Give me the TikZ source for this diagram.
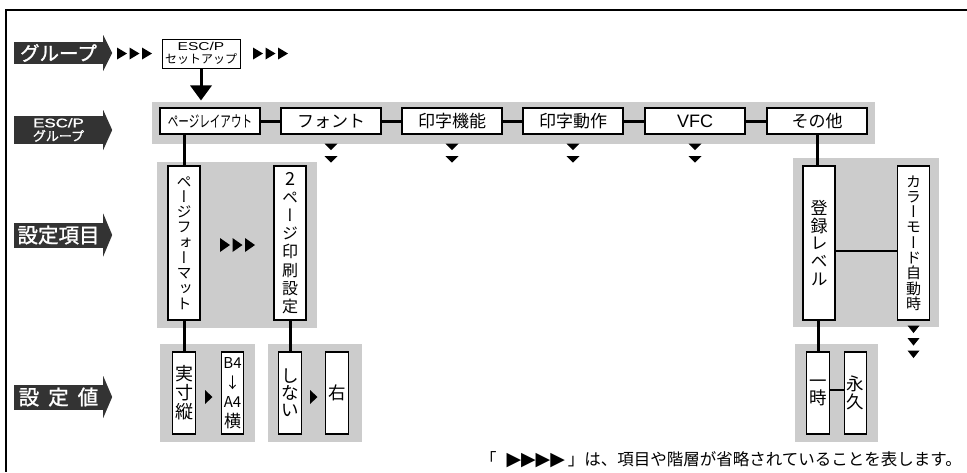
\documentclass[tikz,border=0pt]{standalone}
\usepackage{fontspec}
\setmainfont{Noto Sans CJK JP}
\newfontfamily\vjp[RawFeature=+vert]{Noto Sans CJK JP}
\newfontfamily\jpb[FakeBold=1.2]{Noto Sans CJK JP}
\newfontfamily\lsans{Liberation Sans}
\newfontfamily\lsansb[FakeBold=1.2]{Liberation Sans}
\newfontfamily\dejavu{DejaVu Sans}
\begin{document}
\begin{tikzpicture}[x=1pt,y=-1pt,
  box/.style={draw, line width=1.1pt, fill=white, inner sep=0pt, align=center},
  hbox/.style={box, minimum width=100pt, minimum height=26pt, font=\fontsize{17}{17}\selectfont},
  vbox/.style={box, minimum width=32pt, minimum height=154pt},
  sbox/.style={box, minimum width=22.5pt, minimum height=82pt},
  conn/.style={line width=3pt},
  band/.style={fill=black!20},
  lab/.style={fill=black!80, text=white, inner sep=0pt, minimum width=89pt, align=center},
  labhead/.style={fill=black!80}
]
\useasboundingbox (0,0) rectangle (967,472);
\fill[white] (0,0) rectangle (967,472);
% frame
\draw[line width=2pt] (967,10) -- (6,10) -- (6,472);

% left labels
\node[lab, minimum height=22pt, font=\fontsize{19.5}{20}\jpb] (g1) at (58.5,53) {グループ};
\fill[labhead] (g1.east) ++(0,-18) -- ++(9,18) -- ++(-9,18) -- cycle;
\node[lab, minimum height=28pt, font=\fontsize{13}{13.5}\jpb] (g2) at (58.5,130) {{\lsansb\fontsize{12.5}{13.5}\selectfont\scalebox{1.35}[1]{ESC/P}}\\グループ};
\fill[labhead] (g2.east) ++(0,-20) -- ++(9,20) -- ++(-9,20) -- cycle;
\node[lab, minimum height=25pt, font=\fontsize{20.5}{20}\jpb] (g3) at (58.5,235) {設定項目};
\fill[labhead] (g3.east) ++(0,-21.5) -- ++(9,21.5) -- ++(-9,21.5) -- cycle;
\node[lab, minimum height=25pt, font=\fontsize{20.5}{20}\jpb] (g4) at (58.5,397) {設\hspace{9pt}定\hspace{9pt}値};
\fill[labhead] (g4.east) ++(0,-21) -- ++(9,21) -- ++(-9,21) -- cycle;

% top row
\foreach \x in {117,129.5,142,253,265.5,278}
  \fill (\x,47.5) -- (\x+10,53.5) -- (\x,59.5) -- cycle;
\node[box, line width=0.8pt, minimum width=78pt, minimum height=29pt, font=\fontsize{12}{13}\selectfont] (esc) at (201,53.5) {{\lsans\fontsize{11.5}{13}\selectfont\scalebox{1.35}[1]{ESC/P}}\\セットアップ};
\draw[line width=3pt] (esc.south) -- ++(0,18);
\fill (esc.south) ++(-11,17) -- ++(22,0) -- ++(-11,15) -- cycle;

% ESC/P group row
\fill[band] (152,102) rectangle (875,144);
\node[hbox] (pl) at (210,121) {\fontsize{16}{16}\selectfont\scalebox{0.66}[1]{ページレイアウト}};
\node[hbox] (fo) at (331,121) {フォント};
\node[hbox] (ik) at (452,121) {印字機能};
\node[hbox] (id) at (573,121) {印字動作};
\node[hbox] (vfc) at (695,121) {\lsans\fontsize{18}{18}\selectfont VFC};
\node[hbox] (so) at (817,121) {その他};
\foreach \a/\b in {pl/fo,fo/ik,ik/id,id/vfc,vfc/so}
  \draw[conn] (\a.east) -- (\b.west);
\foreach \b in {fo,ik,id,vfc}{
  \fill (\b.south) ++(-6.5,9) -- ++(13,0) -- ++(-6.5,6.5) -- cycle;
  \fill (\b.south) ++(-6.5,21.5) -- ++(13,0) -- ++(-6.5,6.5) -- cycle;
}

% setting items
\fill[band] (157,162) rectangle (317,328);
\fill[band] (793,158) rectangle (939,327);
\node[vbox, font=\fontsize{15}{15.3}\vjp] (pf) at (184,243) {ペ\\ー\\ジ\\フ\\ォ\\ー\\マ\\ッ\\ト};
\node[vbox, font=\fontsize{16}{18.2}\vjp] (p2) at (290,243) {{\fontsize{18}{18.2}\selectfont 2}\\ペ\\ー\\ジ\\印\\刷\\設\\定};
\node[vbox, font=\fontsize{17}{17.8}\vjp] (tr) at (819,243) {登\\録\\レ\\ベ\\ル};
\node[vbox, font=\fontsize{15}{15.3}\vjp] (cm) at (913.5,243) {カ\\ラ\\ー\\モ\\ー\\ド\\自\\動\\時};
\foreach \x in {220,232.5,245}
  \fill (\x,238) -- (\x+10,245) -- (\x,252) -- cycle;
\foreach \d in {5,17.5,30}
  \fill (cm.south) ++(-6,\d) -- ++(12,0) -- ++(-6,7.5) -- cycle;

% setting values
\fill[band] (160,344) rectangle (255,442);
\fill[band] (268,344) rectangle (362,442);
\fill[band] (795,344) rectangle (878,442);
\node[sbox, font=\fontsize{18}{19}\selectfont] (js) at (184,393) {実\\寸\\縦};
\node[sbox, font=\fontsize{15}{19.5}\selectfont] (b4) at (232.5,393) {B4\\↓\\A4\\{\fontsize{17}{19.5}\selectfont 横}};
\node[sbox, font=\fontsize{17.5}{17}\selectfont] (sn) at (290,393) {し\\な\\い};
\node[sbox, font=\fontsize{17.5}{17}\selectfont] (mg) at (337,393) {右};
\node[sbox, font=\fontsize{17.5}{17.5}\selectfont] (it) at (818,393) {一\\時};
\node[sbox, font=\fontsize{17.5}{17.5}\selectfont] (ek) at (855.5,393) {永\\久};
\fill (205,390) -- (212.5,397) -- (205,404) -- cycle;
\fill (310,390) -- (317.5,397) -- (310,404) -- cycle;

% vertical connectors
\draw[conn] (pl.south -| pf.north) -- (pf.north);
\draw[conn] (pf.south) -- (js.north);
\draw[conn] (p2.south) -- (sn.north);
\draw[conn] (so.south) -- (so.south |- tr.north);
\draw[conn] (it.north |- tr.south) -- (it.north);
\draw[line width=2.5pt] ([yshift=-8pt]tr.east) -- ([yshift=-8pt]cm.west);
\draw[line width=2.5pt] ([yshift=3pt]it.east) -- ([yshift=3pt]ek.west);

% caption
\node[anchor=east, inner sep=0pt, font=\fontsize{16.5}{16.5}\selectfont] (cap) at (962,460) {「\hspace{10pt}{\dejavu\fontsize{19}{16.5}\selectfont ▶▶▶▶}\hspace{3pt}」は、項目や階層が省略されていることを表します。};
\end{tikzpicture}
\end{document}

■ **WORK TO DO**
Quote the material in full and exactly; do not carry over its pictures.

■ **CORRECT OUTPUT**
Give me the TikZ source for this diagram.
\documentclass[tikz,border=0pt]{standalone}
\usepackage{fontspec}
\setmainfont{Noto Sans CJK JP}
\newfontfamily\vjp[RawFeature=+vert]{Noto Sans CJK JP}
\newfontfamily\jpb[FakeBold=1.2]{Noto Sans CJK JP}
\newfontfamily\lsans{Liberation Sans}
\newfontfamily\lsansb[FakeBold=1.2]{Liberation Sans}
\newfontfamily\dejavu{DejaVu Sans}
\begin{document}
\begin{tikzpicture}[x=1pt,y=-1pt,
  box/.style={draw, line width=1.1pt, fill=white, inner sep=0pt, align=center},
  hbox/.style={box, minimum width=100pt, minimum height=26pt, font=\fontsize{17}{17}\selectfont},
  vbox/.style={box, minimum width=32pt, minimum height=154pt},
  sbox/.style={box, minimum width=22.5pt, minimum height=82pt},
  conn/.style={line width=3pt},
  band/.style={fill=black!20},
  lab/.style={fill=black!80, text=white, inner sep=0pt, minimum width=89pt, align=center},
  labhead/.style={fill=black!80}
]
\useasboundingbox (0,0) rectangle (967,472);
\fill[white] (0,0) rectangle (967,472);
% frame
\draw[line width=2pt] (967,10) -- (6,10) -- (6,472);

% left labels
\node[lab, minimum height=22pt, font=\fontsize{19.5}{20}\jpb] (g1) at (58.5,53) {グループ};
\fill[labhead] (g1.east) ++(0,-18) -- ++(9,18) -- ++(-9,18) -- cycle;
\node[lab, minimum height=28pt, font=\fontsize{13}{13.5}\jpb] (g2) at (58.5,130) {{\lsansb\fontsize{12.5}{13.5}\selectfont\scalebox{1.35}[1]{ESC/P}}\\グループ};
\fill[labhead] (g2.east) ++(0,-20) -- ++(9,20) -- ++(-9,20) -- cycle;
\node[lab, minimum height=25pt, font=\fontsize{20.5}{20}\jpb] (g3) at (58.5,235) {設定項目};
\fill[labhead] (g3.east) ++(0,-21.5) -- ++(9,21.5) -- ++(-9,21.5) -- cycle;
\node[lab, minimum height=25pt, font=\fontsize{20.5}{20}\jpb] (g4) at (58.5,397) {設\hspace{9pt}定\hspace{9pt}値};
\fill[labhead] (g4.east) ++(0,-21) -- ++(9,21) -- ++(-9,21) -- cycle;

% top row
\foreach \x in {117,129.5,142,253,265.5,278}
  \fill (\x,47.5) -- (\x+10,53.5) -- (\x,59.5) -- cycle;
\node[box, line width=0.8pt, minimum width=78pt, minimum height=29pt, font=\fontsize{12}{13}\selectfont] (esc) at (201,53.5) {{\lsans\fontsize{11.5}{13}\selectfont\scalebox{1.35}[1]{ESC/P}}\\セットアップ};
\draw[line width=3pt] (esc.south) -- ++(0,18);
\fill (esc.south) ++(-11,17) -- ++(22,0) -- ++(-11,15) -- cycle;

% ESC/P group row
\fill[band] (152,102) rectangle (875,144);
\node[hbox] (pl) at (210,121) {\fontsize{16}{16}\selectfont\scalebox{0.66}[1]{ページレイアウト}};
\node[hbox] (fo) at (331,121) {フォント};
\node[hbox] (ik) at (452,121) {印字機能};
\node[hbox] (id) at (573,121) {印字動作};
\node[hbox] (vfc) at (695,121) {\lsans\fontsize{18}{18}\selectfont VFC};
\node[hbox] (so) at (817,121) {その他};
\foreach \a/\b in {pl/fo,fo/ik,ik/id,id/vfc,vfc/so}
  \draw[conn] (\a.east) -- (\b.west);
\foreach \b in {fo,ik,id,vfc}{
  \fill (\b.south) ++(-6.5,9) -- ++(13,0) -- ++(-6.5,6.5) -- cycle;
  \fill (\b.south) ++(-6.5,21.5) -- ++(13,0) -- ++(-6.5,6.5) -- cycle;
}

% setting items
\fill[band] (157,162) rectangle (317,328);
\fill[band] (793,158) rectangle (939,327);
\node[vbox, font=\fontsize{15}{15.3}\vjp] (pf) at (184,243) {ペ\\ー\\ジ\\フ\\ォ\\ー\\マ\\ッ\\ト};
\node[vbox, font=\fontsize{16}{18.2}\vjp] (p2) at (290,243) {{\fontsize{18}{18.2}\selectfont 2}\\ペ\\ー\\ジ\\印\\刷\\設\\定};
\node[vbox, font=\fontsize{17}{17.8}\vjp] (tr) at (819,243) {登\\録\\レ\\ベ\\ル};
\node[vbox, font=\fontsize{15}{15.3}\vjp] (cm) at (913.5,243) {カ\\ラ\\ー\\モ\\ー\\ド\\自\\動\\時};
\foreach \x in {220,232.5,245}
  \fill (\x,238) -- (\x+10,245) -- (\x,252) -- cycle;
\foreach \d in {5,17.5,30}
  \fill (cm.south) ++(-6,\d) -- ++(12,0) -- ++(-6,7.5) -- cycle;

% setting values
\fill[band] (160,344) rectangle (255,442);
\fill[band] (268,344) rectangle (362,442);
\fill[band] (795,344) rectangle (878,442);
\node[sbox, font=\fontsize{18}{19}\selectfont] (js) at (184,393) {実\\寸\\縦};
\node[sbox, font=\fontsize{15}{19.5}\selectfont] (b4) at (232.5,393) {B4\\↓\\A4\\{\fontsize{17}{19.5}\selectfont 横}};
\node[sbox, font=\fontsize{17.5}{17}\selectfont] (sn) at (290,393) {し\\な\\い};
\node[sbox, font=\fontsize{17.5}{17}\selectfont] (mg) at (337,393) {右};
\node[sbox, font=\fontsize{17.5}{17.5}\selectfont] (it) at (818,393) {一\\時};
\node[sbox, font=\fontsize{17.5}{17.5}\selectfont] (ek) at (855.5,393) {永\\久};
\fill (205,390) -- (212.5,397) -- (205,404) -- cycle;
\fill (310,390) -- (317.5,397) -- (310,404) -- cycle;

% vertical connectors
\draw[conn] (pl.south -| pf.north) -- (pf.north);
\draw[conn] (pf.south) -- (js.north);
\draw[conn] (p2.south) -- (sn.north);
\draw[conn] (so.south) -- (so.south |- tr.north);
\draw[conn] (it.north |- tr.south) -- (it.north);
\draw[line width=2.5pt] ([yshift=-8pt]tr.east) -- ([yshift=-8pt]cm.west);
\draw[line width=2.5pt] ([yshift=3pt]it.east) -- ([yshift=3pt]ek.west);

% caption
\node[anchor=east, inner sep=0pt, font=\fontsize{16.5}{16.5}\selectfont] (cap) at (962,460) {「\hspace{10pt}{\dejavu\fontsize{19}{16.5}\selectfont ▶▶▶▶}\hspace{3pt}」は、項目や階層が省略されていることを表します。};
\end{tikzpicture}
\end{document}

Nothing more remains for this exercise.